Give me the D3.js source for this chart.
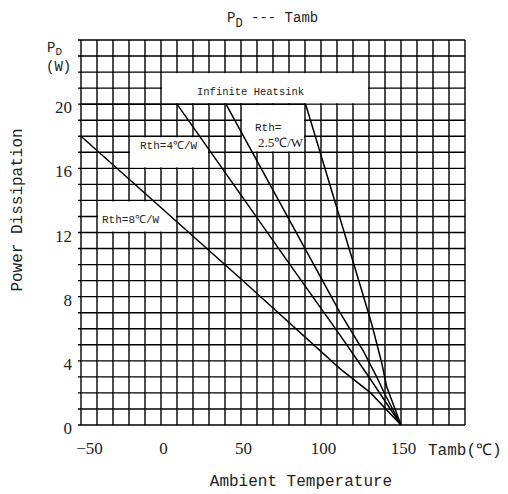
<!DOCTYPE html>
<html>
<head>
<meta charset="utf-8">
<script src="https://cdn.jsdelivr.net/npm/d3@7"></script>
<style>
  body { margin: 0; background: #fff; }
  svg { display: block; }
  .mono { font-family: "Liberation Mono", "DejaVu Sans Mono", monospace; fill: #222; }
  .serif { font-family: "Liberation Serif", serif; fill: #222; }
</style>
</head>
<body>
<div id="chart"></div>
<script>
// tick labels
let tempTicks = [-50, 0, 50, 100, 150];
let powerTicks = [0, 4, 8, 12, 16, 20];

// derating curves (temperature in C, power in W)
let infT = [-50, 90.4];
let infP = [20, 20];
let rth8T = [-50, 50, 112, 131, 150];
let rth8P = [18, 9.1, 3.5, 2.0, 0];
let rth4T = [10, 80.6, 111.9, 130.6, 150];
let rth4P = [20, 10, 5.6, 2.9, 0];
let midT = [40.6, 111.9, 126.5, 134.8, 140, 150];
let midP = [20, 7.0, 4.6, 3.0, 1.9, 0];
let rth25T = [90.4, 123.3, 131.7, 137.9, 141, 150];
let rth25P = [20, 9.1, 6.3, 3.9, 2.4, 0];

function drawChart() {
    let width = 508, height = 494;
    let svg = d3.select("#chart").append("svg")
        .attr("width", width)
        .attr("height", height);

    let x = d3.scaleLinear().domain([-50, 190]).range([81, 465]);
    let y = d3.scaleLinear().domain([0, 24]).range([425, 40]);

    // Grid: 10 C by 1 W cells
    let grid = svg.append("g").attr("stroke", "#000").attr("stroke-width", 1.4);
    grid.selectAll(".v")
        .data(d3.range(-50, 191, 10))
        .enter().append("line")
        .attr("x1", d => x(d)).attr("x2", d => x(d))
        .attr("y1", y(24)).attr("y2", y(0));
    grid.selectAll(".h")
        .data(d3.range(0, 25, 1))
        .enter().append("line")
        .attr("x1", x(-50) - 3).attr("x2", x(190))
        .attr("y1", d => y(d)).attr("y2", d => y(d));

    // White label boxes hide the grid inside them
    let boxes = [[0, 130, 20, 22], [-20, 30, 16, 18], [-40, 10, 12, 14], [50, 90, 17, 20]];
    svg.selectAll(".box")
        .data(boxes)
        .enter().append("rect")
        .attr("x", d => x(d[0]) + 1)
        .attr("y", d => y(d[3]) + 1)
        .attr("width", d => x(d[1]) - x(d[0]) - 2)
        .attr("height", d => y(d[2]) - y(d[3]) - 2)
        .attr("fill", "#fff");

    // Curves
    let line = d3.line().x(d => x(d[0])).y(d => y(d[1]));
    let curves = [[infT, infP], [rth8T, rth8P], [rth4T, rth4P], [midT, midP], [rth25T, rth25P]];
    svg.selectAll(".curve")
        .data(curves.map(c => d3.zip(c[0], c[1])))
        .enter().append("path")
        .attr("d", line)
        .attr("fill", "none")
        .attr("stroke", "#000")
        .attr("stroke-width", 1.5);

    // Axes
    let xAxis = svg.append("g")
        .attr("transform", `translate(0,${y(0) + 14})`)
        .call(d3.axisBottom(x).tickValues(tempTicks).tickSize(0).tickFormat(d => d < 0 ? "\u221250" : d));
    xAxis.select(".domain").remove();
    xAxis.selectAll("text").attr("class", "serif").style("font-size", "17px")
        .attr("dx", d => d < 0 ? 8 : 2);

    let yAxis = svg.append("g")
        .attr("transform", `translate(${x(-50)},0)`)
        .call(d3.axisLeft(y).tickValues(powerTicks).tickSize(0).tickPadding(9));
    yAxis.select(".domain").remove();
    yAxis.selectAll("text").attr("class", "serif").style("font-size", "17px")
        .attr("dy", "0.5em");

    // Titles
    let title = svg.append("text").attr("class", "mono")
        .attr("x", 227).attr("y", 22).style("font-size", "14px");
    title.append("tspan").text("P");
    title.append("tspan").attr("dy", 5).style("font-size", "12px").text("D");
    title.append("tspan").attr("dy", -5).text(" --- Tamb");

    let unit = svg.append("text").attr("class", "mono")
        .attr("x", 47).attr("y", 52).style("font-size", "14px");
    unit.append("tspan").text("P");
    unit.append("tspan").attr("dy", 3).style("font-size", "11px").text("D");
    svg.append("text").attr("class", "mono")
        .attr("x", 46).attr("y", 71).style("font-size", "14px").text("(W)");

    svg.append("text").attr("class", "mono")
        .attr("transform", `translate(22,210) rotate(-90)`)
        .attr("text-anchor", "middle")
        .style("font-size", "16px")
        .text("Power Dissipation");

    svg.append("text").attr("class", "mono")
        .attr("x", 301).attr("y", 486)
        .attr("text-anchor", "middle")
        .style("font-size", "16px")
        .text("Ambient Temperature");

    svg.append("text").attr("class", "mono")
        .attr("x", 428).attr("y", 455)
        .style("font-size", "16px")
        .text("Tamb(\u2103)");

    // Curve labels
    svg.append("text").attr("class", "mono")
        .attr("x", 197).attr("y", 95).style("font-size", "10.5px")
        .text("Infinite Heatsink");
    svg.append("text").attr("class", "mono")
        .attr("x", 140).attr("y", 149).style("font-size", "11px")
        .text("Rth=4\u2103/W");
    svg.append("text").attr("class", "mono")
        .attr("x", 102).attr("y", 223).style("font-size", "11px")
        .text("Rth=8\u2103/W");
    svg.append("text").attr("class", "mono")
        .attr("x", 255).attr("y", 131).style("font-size", "11px")
        .text("Rth=");
    svg.append("text").attr("class", "serif")
        .attr("x", 258).attr("y", 147).style("font-size", "13px")
        .text("2.5\u2103/W");
}

drawChart();
</script>
</body>
</html>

WORK TO COMPLETE:
Repeat the data exactly, dropping every picture it holds.

THE COMPLETED TASK:
Give me the D3.js source for this chart.
<!DOCTYPE html>
<html>
<head>
<meta charset="utf-8">
<script src="https://cdn.jsdelivr.net/npm/d3@7"></script>
<style>
  body { margin: 0; background: #fff; }
  svg { display: block; }
  .mono { font-family: "Liberation Mono", "DejaVu Sans Mono", monospace; fill: #222; }
  .serif { font-family: "Liberation Serif", serif; fill: #222; }
</style>
</head>
<body>
<div id="chart"></div>
<script>
// tick labels
let tempTicks = [-50, 0, 50, 100, 150];
let powerTicks = [0, 4, 8, 12, 16, 20];

// derating curves (temperature in C, power in W)
let infT = [-50, 90.4];
let infP = [20, 20];
let rth8T = [-50, 50, 112, 131, 150];
let rth8P = [18, 9.1, 3.5, 2.0, 0];
let rth4T = [10, 80.6, 111.9, 130.6, 150];
let rth4P = [20, 10, 5.6, 2.9, 0];
let midT = [40.6, 111.9, 126.5, 134.8, 140, 150];
let midP = [20, 7.0, 4.6, 3.0, 1.9, 0];
let rth25T = [90.4, 123.3, 131.7, 137.9, 141, 150];
let rth25P = [20, 9.1, 6.3, 3.9, 2.4, 0];

function drawChart() {
    let width = 508, height = 494;
    let svg = d3.select("#chart").append("svg")
        .attr("width", width)
        .attr("height", height);

    let x = d3.scaleLinear().domain([-50, 190]).range([81, 465]);
    let y = d3.scaleLinear().domain([0, 24]).range([425, 40]);

    // Grid: 10 C by 1 W cells
    let grid = svg.append("g").attr("stroke", "#000").attr("stroke-width", 1.4);
    grid.selectAll(".v")
        .data(d3.range(-50, 191, 10))
        .enter().append("line")
        .attr("x1", d => x(d)).attr("x2", d => x(d))
        .attr("y1", y(24)).attr("y2", y(0));
    grid.selectAll(".h")
        .data(d3.range(0, 25, 1))
        .enter().append("line")
        .attr("x1", x(-50) - 3).attr("x2", x(190))
        .attr("y1", d => y(d)).attr("y2", d => y(d));

    // White label boxes hide the grid inside them
    let boxes = [[0, 130, 20, 22], [-20, 30, 16, 18], [-40, 10, 12, 14], [50, 90, 17, 20]];
    svg.selectAll(".box")
        .data(boxes)
        .enter().append("rect")
        .attr("x", d => x(d[0]) + 1)
        .attr("y", d => y(d[3]) + 1)
        .attr("width", d => x(d[1]) - x(d[0]) - 2)
        .attr("height", d => y(d[2]) - y(d[3]) - 2)
        .attr("fill", "#fff");

    // Curves
    let line = d3.line().x(d => x(d[0])).y(d => y(d[1]));
    let curves = [[infT, infP], [rth8T, rth8P], [rth4T, rth4P], [midT, midP], [rth25T, rth25P]];
    svg.selectAll(".curve")
        .data(curves.map(c => d3.zip(c[0], c[1])))
        .enter().append("path")
        .attr("d", line)
        .attr("fill", "none")
        .attr("stroke", "#000")
        .attr("stroke-width", 1.5);

    // Axes
    let xAxis = svg.append("g")
        .attr("transform", `translate(0,${y(0) + 14})`)
        .call(d3.axisBottom(x).tickValues(tempTicks).tickSize(0).tickFormat(d => d < 0 ? "\u221250" : d));
    xAxis.select(".domain").remove();
    xAxis.selectAll("text").attr("class", "serif").style("font-size", "17px")
        .attr("dx", d => d < 0 ? 8 : 2);

    let yAxis = svg.append("g")
        .attr("transform", `translate(${x(-50)},0)`)
        .call(d3.axisLeft(y).tickValues(powerTicks).tickSize(0).tickPadding(9));
    yAxis.select(".domain").remove();
    yAxis.selectAll("text").attr("class", "serif").style("font-size", "17px")
        .attr("dy", "0.5em");

    // Titles
    let title = svg.append("text").attr("class", "mono")
        .attr("x", 227).attr("y", 22).style("font-size", "14px");
    title.append("tspan").text("P");
    title.append("tspan").attr("dy", 5).style("font-size", "12px").text("D");
    title.append("tspan").attr("dy", -5).text(" --- Tamb");

    let unit = svg.append("text").attr("class", "mono")
        .attr("x", 47).attr("y", 52).style("font-size", "14px");
    unit.append("tspan").text("P");
    unit.append("tspan").attr("dy", 3).style("font-size", "11px").text("D");
    svg.append("text").attr("class", "mono")
        .attr("x", 46).attr("y", 71).style("font-size", "14px").text("(W)");

    svg.append("text").attr("class", "mono")
        .attr("transform", `translate(22,210) rotate(-90)`)
        .attr("text-anchor", "middle")
        .style("font-size", "16px")
        .text("Power Dissipation");

    svg.append("text").attr("class", "mono")
        .attr("x", 301).attr("y", 486)
        .attr("text-anchor", "middle")
        .style("font-size", "16px")
        .text("Ambient Temperature");

    svg.append("text").attr("class", "mono")
        .attr("x", 428).attr("y", 455)
        .style("font-size", "16px")
        .text("Tamb(\u2103)");

    // Curve labels
    svg.append("text").attr("class", "mono")
        .attr("x", 197).attr("y", 95).style("font-size", "10.5px")
        .text("Infinite Heatsink");
    svg.append("text").attr("class", "mono")
        .attr("x", 140).attr("y", 149).style("font-size", "11px")
        .text("Rth=4\u2103/W");
    svg.append("text").attr("class", "mono")
        .attr("x", 102).attr("y", 223).style("font-size", "11px")
        .text("Rth=8\u2103/W");
    svg.append("text").attr("class", "mono")
        .attr("x", 255).attr("y", 131).style("font-size", "11px")
        .text("Rth=");
    svg.append("text").attr("class", "serif")
        .attr("x", 258).attr("y", 147).style("font-size", "13px")
        .text("2.5\u2103/W");
}

drawChart();
</script>
</body>
</html>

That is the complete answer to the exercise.